Last week, appearing in Gettysburg, Pennsylvania, Rick Santorum surrendered to the inevitability of Mitt Romney and suspended his insurgent and quixotic presidential bid. Shortly after that announcement, Santorum held a conference call with several conservative movement leaders. Most of the people on the call had previously encouraged him to stay in the race. But Santorum had told them that the presidential bid was putting a strain on his family. (At a dinner with these folks in March, Santorum complained he had had only five days off since beginning his campaign.) Now, in this post-retreat call, he emphasized that he needed to unwind and focus on his family. The conservative leaders accepted the former Pennsylvania senator’s decision—it was too late to argue, anyway—but there was another matter they did encourage him to consider: his future as a conservative leader. That future could well be shaped by a choice facing Santorum: whether to be a cheerleader for Romney or an ideological enforcer for the right.
Richard Viguerie, a political direct-mail pioneer and a founding father of the modern conservative movement, was one of the right-wingers on that call with Santorum. As he recounts it, this gang encouraged Santorum to use the conservative cred he established during this campaign to establish himself as the preeminent figure on the right: “I specifically said that for the 50 years I’ve been involved in conservative movement politics, we have always needed more organization, more candidates, more money, more think tanks, and more elected officials, but that all of that pales in comparison to one thing: We need above everything else leadership.” And Viguerie was nominating Santorum as the new grand pooh-bah of the right. “There really is no obvious leader for national conservatives,” he says.
“Nobody dissented,” Viguerie recalls. “Everyone is prepared to follow Rick’s leadership.” And one act of leadership these conservatives are looking for Santorum to deliver is an effort to keep Romney from running out on his pledges to the right. “If Romney wants conservatives,” Viguerie insists, “he has to ask for meetings, he has to assure conservatives he’ll keep his promises, and do this with the vice president pick, the platform, the convention speeches, his staff choices. He has to communicate to the grassroots he’s for real and will govern as a conservative. He needs us. We don’t need him, and after he’s spent $100 million trashing Newt Gingrich, Michele Bachmann, Herman Cain, Rick Perry, and Rick Santorum, he has a mountain to climb.”
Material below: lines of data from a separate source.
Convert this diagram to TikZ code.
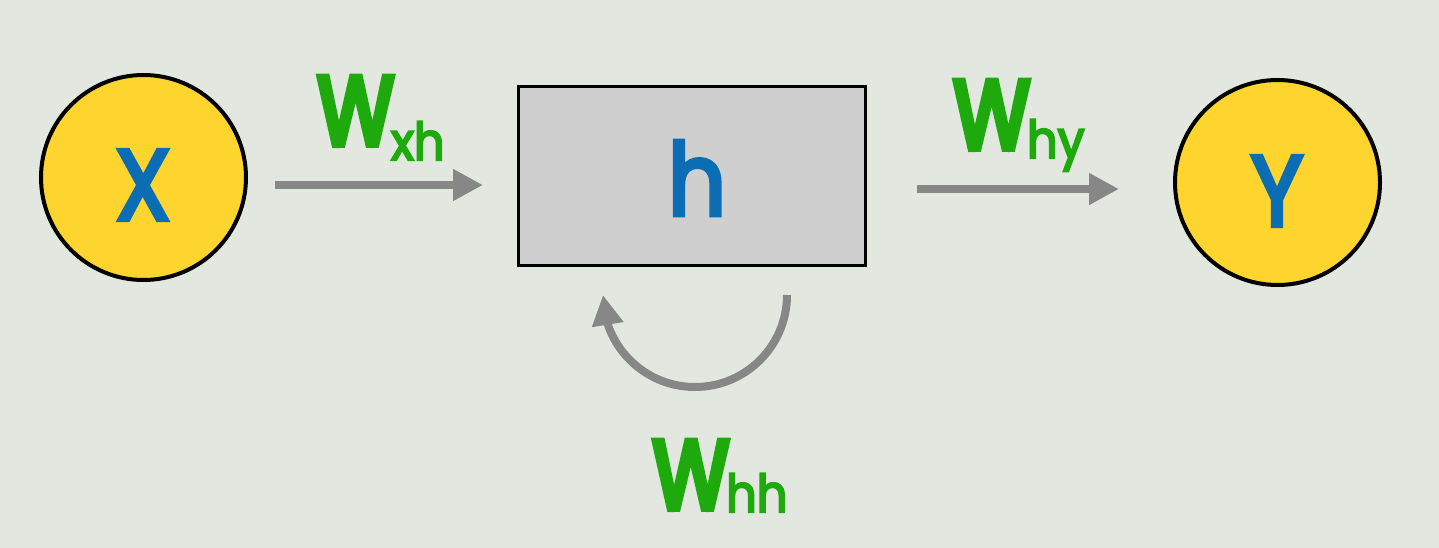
\documentclass[tikz,border=0pt]{standalone}
\usepackage{fontspec}
\setmainfont{Poppins}
\newfontfamily\wfont{Poppins}[FakeBold=6,FakeStretch=0.8]
\newfontfamily\subfont{Poppins}[FakeBold=4,FakeStretch=0.92]
\newfontfamily\lfont{Poppins}[FakeBold=4,FakeStretch=0.9]
\usetikzlibrary{arrows.meta,bending}
\definecolor{bg}{HTML}{E2E8E0}
\definecolor{ylw}{HTML}{FDD52E}
\definecolor{blu}{HTML}{0B6DB3}
\definecolor{grn}{HTML}{1EAA0C}
\definecolor{arr}{HTML}{878787}
\definecolor{boxfill}{HTML}{CFCFCF}
\newcommand{\wsub}[2]{\raisebox{#1}{\subfont\fontsize{52}{52}\selectfont #2}}
\begin{document}
\begin{tikzpicture}[x=1pt,y=-1pt,
  unit/.style={circle,draw=black,line width=4pt,fill=ylw,minimum size=205pt,inner sep=0pt},
  hbox/.style={draw=black,line width=3pt,fill=boxfill,minimum width=347pt,minimum height=179pt,inner sep=0pt},
  letter/.style={text=blu,font=\lfont\fontsize{101}{101}\selectfont,inner sep=0pt},
  wlabel/.style={text=grn,font=\wfont\fontsize{98}{98}\selectfont,inner sep=0pt,anchor=base},
  conn/.style={draw=arr,line width=8pt,-{Triangle[length=30pt,width=30pt]}},
  loopconn/.style={draw=arr,line width=8pt,-{Triangle[length=30pt,width=30pt,flex]}},
]
\fill[bg] (0,0) rectangle (1439,548);
\useasboundingbox (0,0) rectangle (1439,548);

\node[unit] (xc) at (143.5,177.5) {};
\node[unit] (yc) at (1277.5,182.5) {};
\node[hbox] (hb) at (692,176) {};

\node[letter] (xl) at (143,185) {X};
\node[letter] (yl) at (1277,191) {Y};
\node[letter] (hl) at (697,178) {h};

\draw[conn,shorten <=27pt,shorten >=34pt] ([yshift=-7.5pt]xc.east) -- ([yshift=-9pt]hb.west);
\draw[conn,shorten <=50pt,shorten >=54pt] ([yshift=-13pt]hb.east) -- ([yshift=-6.5pt]yc.west);
\coordinate (loopstart) at ([xshift=-80pt,yshift=-28pt]hb.south east);
\draw[loopconn] (loopstart) arc[start angle=0,end angle=-180,radius=92pt];

\node[wlabel] (wxh) at (381,145) {W\kern-3pt\wsub{-15pt}{xh}};
\node[wlabel] (why) at (1019,149) {W\kern-3pt\wsub{-9pt}{hy}};
\node[wlabel] (whh) at (720,509) {W\kern-3pt\wsub{-3pt}{hh}};
\end{tikzpicture}
\end{document}
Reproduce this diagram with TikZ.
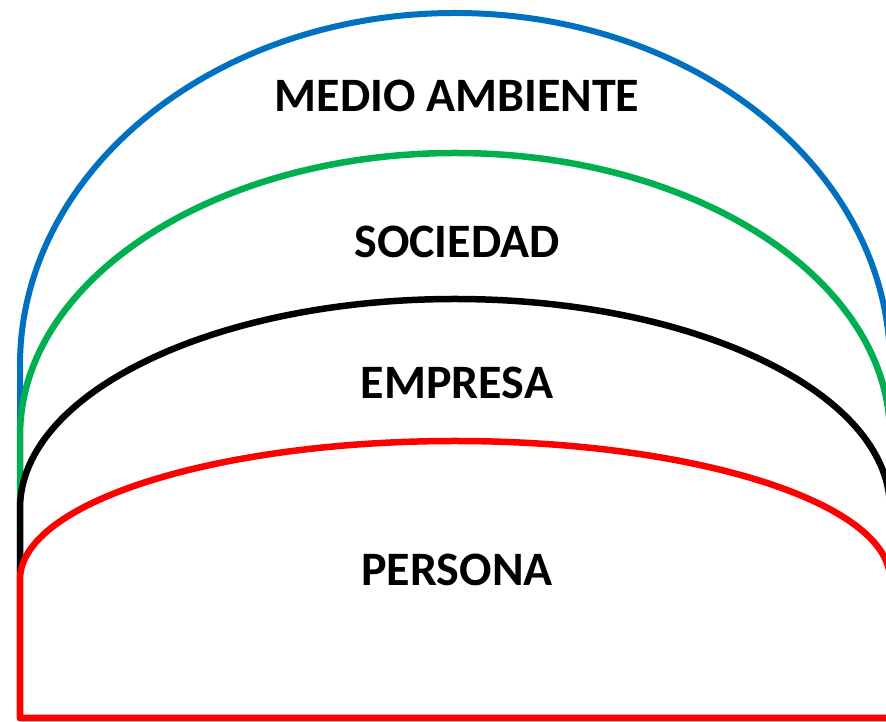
\documentclass[tikz,border=0pt]{standalone}
\usepackage{fontspec}
\setmainfont{Carlito}
\definecolor{archblue}{HTML}{0070C0}
\definecolor{archgreen}{HTML}{00B050}
\definecolor{archred}{HTML}{FF0000}
\begin{document}
\begin{tikzpicture}[x=1pt,y=1pt,
  arch/.style={line width=6.5pt, fill=white, line join=round},
  lbl/.style={font=\bfseries\fontsize{48}{56}\selectfont, inner sep=0pt}]
\useasboundingbox (0,0) rectangle (886,722);
% blue
\draw[arch, draw=archblue, line width=6pt] (20,4) -- (20,357) arc[start angle=180, end angle=0, x radius=435pt, y radius=352pt] -- (890,4) -- cycle;
% green
\draw[arch, draw=archgreen] (20,4) -- (20,286.5) arc[start angle=180, end angle=0, x radius=435pt, y radius=282.5pt] -- (890,4) -- cycle;
% black
\draw[arch, draw=black] (20,4) -- (20,213.5) arc[start angle=180, end angle=0, x radius=435pt, y radius=209.5pt] -- (890,4) -- cycle;
% red
\draw[arch, draw=archred] (20,4) -- (20,142.5) arc[start angle=180, end angle=0, x radius=435pt, y radius=138.5pt] -- (890,4) -- cycle;
\node[lbl] (medio) at (457,626) {MEDIO AMBIENTE};
\node[lbl] (sociedad) at (457,480) {SOCIEDAD};
\node[lbl] (empresa) at (457,339) {EMPRESA};
\node[lbl] (persona) at (457,152) {PERSONA};
\end{tikzpicture}
\end{document}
This is where Santorum comes in. “In dealing with the Romney campaign,” Viguerie says, “it is easier to have one voice than, say, eleven.” He means that if Santorum will be the right’s watchdog, conservatives can be more effective in holding Romney accountable and demanding conservative speakers at the convention, conservative platform planks, and a conservative vice presidential selection. Viguerie defines the most important political battle in the country of the past 100 years not as the never-ending tussle between Democrats and Republicans but as the ongoing clash between “small-government conservatives” and “establishment Republicans,” and he’s angling for Santorum to carry the flag for the former in the tug-of-war with the latter.
But does Santorum want to be this sort of conservative standard bearer and pressure rather than pump up Romney in the months leading up to the November election? The traditional play would be for him to slap on a happy face and jump on the Romney bandwagon. Adopting a less accommodating course of action—say, assuming the role of conservative muscle man—could place Santorum at odds with the Republican establishment, and that could inconvenience him as he plots his future (as a 2016 candidate, lobbyist, TV host, or whatever).
If Romney does trundle toward the middle—as some conservatives fear—Santorum will have, Viguerie notes, “a bigger microphone than the rest of us” to cry foul. “He has the standing to call him out. If not Santorum, who?…He is now the dominant conservative in the nation.”
But should Santorum chose not to use that newly acquired microphone in an ideological muscle-man manner, he could put his standing as the Next Big Thing on the right at risk. And Viguerie is quick to point out that the conservative bench is deep: “There’s a traffic jam of small-government, world-class conservatives who will run in 2016 if Obama wins reelection.” He cites Virginia Attorney General Ken Cuccinelli, Kentucky Sen. Rand Paul, Florida Sen. Marco Rubio, Indiana Rep. Mike Pence, and others.
At the moment, Santorum can seize the would-be-Reagan mantle because, as Viguerie says, “nobody really speaks for conservatives right now.” But, Viguerie adds, the once-tossed-out Pennsylvania senator ought to be hearing footsteps behind him, because of this group of contenders rising in the ranks. Consequently, Santorum could face a dicey time in the coming months, juggling his responsibilities as the prince of the moment on the right and a loyal Republican pledged to support the nominee.
Santorum hasn’t yielded public clues regarding how he views his political destiny. Will he be a good soldier for Romney, or the leader of the forces wary of the one-time moderate Republican? At the NRA’s annual convention in St. Louis on Friday, Santorum did pledge he would “be all in” and “do everything we can” to elect Republicans and conservatives in November. He did not mention Romney by name.